Laibach никогда не укладывались в нормативы рок-истории: образ старшеклассников, тренькавших по выходным на гитарах в родительском гараже, изначально от них максимально далек. С первых дней существования словенская группа, назвавшаяся немецким именем своей столицы, города Любляны, обозначила приоритеты и сферы интереса. Первым проектом коллектива, выросшего в промышленном эпицентре тоталитарной Югославии, стал антитоталитарный мультимедийный перформанс «Красный квартал» (он был запрещен еще до открытия — первое публичное появление группы случилось лишь два года спустя, и вскоре после этого первый солист Laibach Томаж Хостник покончил с собой), а символом — сразу и навсегда — был выбран «Черный крест» Малевича.
Оказавшие, как пишут в энциклопедиях, огромное влияние на мировую музыку, Laibach воплотили в себе все, что мы сейчас называем авангардным и концептуальным искусством — несмотря на то, что они как мало кто умеют раскачивать зал стадионными боевиками и в некотором смысле вырастили, например, группу Rammstein. Ранние работы Laibach требуют вдумчивого погружения — так же, впрочем, как и «Also Sprach Zarathustra», новейший альбом, сделанный по мотивам программного романа Ницше (именно «Заратустру» Laibach и привозят в Россию). Альбом изначально писался в качестве саундтрека к спектаклю — группа никогда не ограничивалась просто музыкой, с самого начала работая вместе с театральными проектами, перформансистами и художниками.
Laibach всегда интересовали крупные формы — и в искусстве, и в тематике. Laibach любили и любят выступать в военной форме, они много используют переосмысленную тоталитарную (в частности, нацистскую) символику, а большая часть их работ завязаны на рефлексии войны как феномена, государства как ее двигателя и тоталитаризма — как абсолют государства, довлеющего над личностью. Группа всегда верила и показывала, что искусство может быть даже не политическим, а сверхполитическим — и даже встала у истоков виртуального государства NSK (аббревиатура расшифровывается как Neue Slowenische Kunst — «Новое словенское искусство»). Это государство стало идеальной метаполитической структурой, лишенной полиции и источников власти; по меткому выражению одного из исследователей группы, NSK — кокон, в который завернулись его основатели, как это делают подростки, отгораживающие себя от окружающего мира.
Laibach существуют одновременно и вне, и внутри контекста: они вовлечены в культурный процесс в широком смысле и работают с вечными ценностями, такими как Ницше, Маркс («Kapital») и Бах («Laibachkunstderfuge»), но не гнушаются и поп-культуры, бесконечно анализируя ее («NATO», состоящий из кавер-версий околомилитаристских поп-песен). Laibach иронически называют себя «инженерами человеческих душ» — это выражение якобы использовал Сталин по отношению к советским писателям и, шире, людям, двигающим культуру. Это действительно в какой‑то степени так.
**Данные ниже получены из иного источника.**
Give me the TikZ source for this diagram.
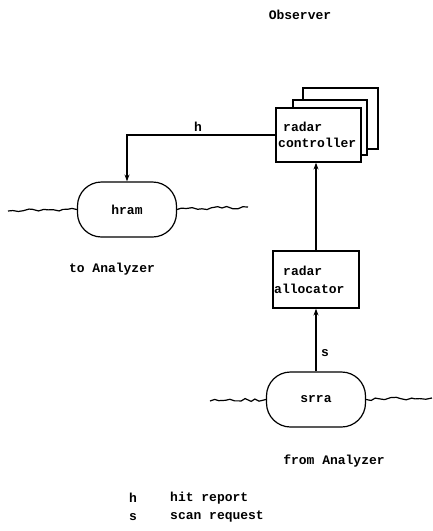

Как всякое по-настоящему великое искусство, Laibach многоуровневы, одновременно страшно ироничны и невероятно серьезны. Их эстетика считывается разными зрителями по-разному в зависимости от бэкграунда: хорошо известно, что их любят многие неонацисты (в том числе и российские), притом что именно Laibach, наверное, принадлежат самые пронзительные антитоталитарные вещи в современной музыке — от песни «Warszawskie dzieci», посвященной годовщине Варшавского восстания 1944 года, и до альбома гимнов «Volk», где каждый из 13 национальных гимнов 13 довольно воинственных стран был перепет и интерпретирован с огромной, невероятной любовью.
Любовь — это вообще не самая очевидная, но красной, главной нитью проходящая через все творчество Laibach тема. Ее многие не видят за военными маршами и клобуком Милана Фраса, харизматичного солиста группы, но с годами Laibach не то что становится мягче — нежнее. Продолжая аналогию с подростком, который курит и слушает музыку в своей комнате, плача от собственного бессилия, но, повзрослев, выходит в мир и меняет его к лучшему, — Laibach все чаще отказываются от своего трансцендентного созерцания происходящего и не столько фиксируют клубящийся на земле ужас, сколько принимают его, открывая другую, не менее движущую, чем война, силу человечества. И чем дальше, тем больше она все больше их занимает — Laibach в какой‑то степени нашли ответы на свои вопросы, которыми задавались с самого начала своего существования.
В 2015 году Laibach стали первой западной группой, отыгравшей концерт в Северной Корее. В страну, ставшую синонимом тоталитаризма, Laibach привезли в качестве основной программы каверы на песни из «Звуков музыки». Официальная версия — потому что мюзикл хорошо известен в Северной Корее: по нему дети в школе изучают английский язык. Неофициальная — потому что это гимн любви, которую Laibach излучает. И когда идеолог группы Иван Новак говорит о том, что главное потрясение в Северной Корее — это люди, это не пустые слова про «вы самые замечательные зрители». Laibach всю жизнь исследует и осмысляет природу человека в борьбе и синергии с тоталитарным государством, с годами все больше и больше сдвигая фокус с государства на собственно человека.
Позже с фильмом «День независимости», снятым по мотивам концерта, Laibach вернулись в Корею, но уже в Южную (афиша мероприятия начинается со слов — «В воздухе витают весна и предчувствие Армагеддона»). Laibach в интервью подчеркивают свою имморальность по отношению ко всему происходящему на политической арене, но на самом деле сложно найти более вовлеченную группу, и концерты в Кореях — это их шаг к миру во всем мире, как бы это патетически ни звучало. Их собственная дефиниция любви к человеку.
Предсмертное стихотворение Томажа Хостника, два года бывшего лицом и сердцем группы, стало так называемой «Апологией Laibach» — манифестом, вынесенным в отдельный раздел на официальном сайте. Стихотворение заканчивается словами: «Мы победили ночь, мы отдали долг, и свет — теперь наш». И свет, конечно, их.